My daughter will have a lovely wedding and enjoy the moment. But she will also budget accordingly, and invest now for her future. Just remember, every $2,000 dollars spent today is a $233,446 loss 42 years from now at 12% annual return. Think about what you spend today, and save some too!
Pierre Cutler
The Sacramento Executive
























Comments
A few follow-up comments:
A. You suggested a *tax-free* return of 12-15%. I presume that this means invest through a Roth IRA? Of your options only #2 and #6 involve mutual funds that one can easily 'select and forget'. #6's return is largely based on having a company match. Is #2 available for new investors or is it closed?
B. I don't doubt that there are investments that make an annualized 15% return. What I doubt is the ability of most investors to choose an investment that will have such a sustained high return in the future. Anyone can create an investment strategy that *would have* achieved nearly arbitrary returns in the past by basing the strategy on how investments actually performed.
C. You did not mention costs in your analysis. Don't some of these strategies involve frequent changes in positions which translates into higher investment costs?
PS: Even with more traditional investment assumptions (eg an 8% annualized return and a 3% inflation rate), pointing out the amount that money can compound in value is a worthwhile point.
PPS: You should consider adding 'Partners in Health' (pih.org) to your list of 'great causes'. You can read about them here:
http://www.amazon.com/Mountains-Beyond-Quest-Farmer-Would/dp/0812973011/ref=pd_bbs_sr_1?ie=UTF8&s=books&qid=1202093288&sr=8-1
Posted by: AllAboutVoting | February 3, 2008 6:51 PM
All About Voting, thanks for your comments - they are greatly appreciated.
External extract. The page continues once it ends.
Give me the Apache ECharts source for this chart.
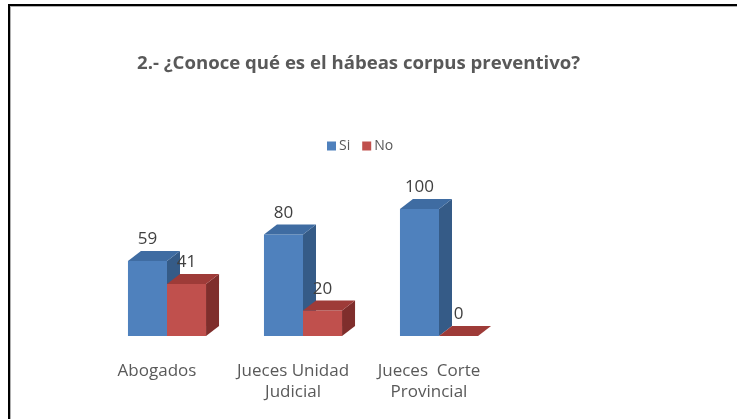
<!DOCTYPE html>
<html>
<head>
<meta charset="utf-8">
<script src="https://cdn.jsdelivr.net/npm/echarts@6/dist/echarts.min.js"></script>
<style>
html,body{margin:0;padding:0;background:#fff;}
#chart{width:737px;height:419px;}
</style>
</head>
<body>
<div id="chart"></div>
<script>
var categories = ['Abogados', 'Jueces Unidad\nJudicial', 'Jueces  Corte\nProvincial'];
var seriesNames = ['Si', 'No'];
var siValues = [59, 80, 100];
var noValues = [41, 20, 0];
var titleText = '2.- ¿Conoce qué es el hábeas corpus preventivo?';

var FONT = '"Open Sans", sans-serif';
var TEXT_COLOR = '#595959';
var BAR_FRAC = 0.287;
var DX = 13, DY = 10;
var palettes = [
  {front: '#4F81BD', top: '#3F6CA2', side: '#355B87'},
  {front: '#C0504D', top: '#9E3B38', side: '#7F2E2C'}
];

function makeRender(idx) {
  return function (params, api) {
    var cat = api.value(0), val = api.value(1);
    var base = api.coord([cat, 0]);
    var tp = api.coord([cat, val]);
    var band = api.size([1, 0])[0];
    var w = band * BAR_FRAC;
    var x0 = base[0] + (idx === 0 ? -w : 0);
    var x1 = x0 + w;
    var yb = base[1], yt = tp[1];
    var p = palettes[idx];
    return {
      type: 'group',
      children: [
        {type: 'polygon', shape: {points: [[x1, yt], [x1 + DX, yt - DY], [x1 + DX, yb - DY], [x1, yb]]}, style: {fill: p.side}},
        {type: 'rect', shape: {x: x0, y: yt, width: w, height: yb - yt}, style: {fill: p.front}},
        {type: 'polygon', shape: {points: [[x0, yt], [x0 + DX, yt - DY], [x1 + DX, yt - DY], [x1, yt]]}, style: {fill: p.top}},
        {type: 'text', x: (x0 + x1) / 2, y: yt - DY - 3, style: {text: String(val), fill: '#404040', font: '17px ' + FONT, align: 'center', verticalAlign: 'bottom'}}
      ]
    };
  };
}

var chart = echarts.init(document.getElementById('chart'));
chart.setOption({
  backgroundColor: '#fff',
  animation: false,
  title: {
    text: titleText,
    left: 137,
    top: 54,
    padding: 0,
    textStyle: {fontFamily: FONT, fontSize: 18.6, fontWeight: 'bold', color: TEXT_COLOR}
  },
  legend: {
    data: seriesNames,
    left: 327,
    top: 139,
    padding: 0,
    itemWidth: 9,
    itemHeight: 9,
    itemGap: 12,
    icon: 'rect',
    textStyle: {fontFamily: FONT, fontSize: 14, color: TEXT_COLOR, padding: [0, 0, 0, -2]}
  },
  grid: {left: 99, width: 408, top: 209, bottom: 83},
  xAxis: {
    type: 'category',
    data: categories,
    axisLine: {show: false},
    axisTick: {show: false},
    axisLabel: {interval: 0, hideOverlap: false, margin: 25, fontFamily: FONT, fontSize: 17, color: TEXT_COLOR, lineHeight: 21, padding: [0, 20, 0, 0]}
  },
  yAxis: {type: 'value', min: 0, max: 100, show: false, splitLine: {show: false}},
  graphic: [
    {type: 'rect', shape: {x: 8, y: 4, width: 2, height: 415}, style: {fill: '#000'}},
    {type: 'rect', shape: {x: 8, y: 4, width: 729, height: 2}, style: {fill: '#000'}},
    {type: 'rect', shape: {x: 10, y: 6, width: 1, height: 413}, style: {fill: '#b0b0b0'}},
    {type: 'rect', shape: {x: 10, y: 6, width: 727, height: 1}, style: {fill: '#b0b0b0'}}
  ],
  series: [
    {name: seriesNames[0], type: 'custom', renderItem: makeRender(0), itemStyle: {color: palettes[0].front},
     data: siValues.map(function (v, i) { return [i, v]; }), encode: {x: 0, y: 1}},
    {name: seriesNames[1], type: 'custom', renderItem: makeRender(1), itemStyle: {color: palettes[1].front},
     data: noValues.map(function (v, i) { return [i, v]; }), encode: {x: 0, y: 1}}
  ]
});
</script>
</body>
</html>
This topic is meant to be educational. We both agree on one thing - the time value of money is key, regardless of an 8%, 12%, or 15% return on investment.
A few follow-up comments -
BRK.A (and BRK.B) is not a mutual fund. Berkshire Hathaway is a holding company traded on the New York Stock Exchange.
All of my investment positions are long-term. I don't recommend any of these for trading purposes, as short term captial gains would apply. The Dogs of the Dow and the Magic Formula should be held for at least a year and one day (to be treated as long-term capital gains).
The bottom line - 12% returns are realistic, but are used merely to illustrate the point on the time value of money.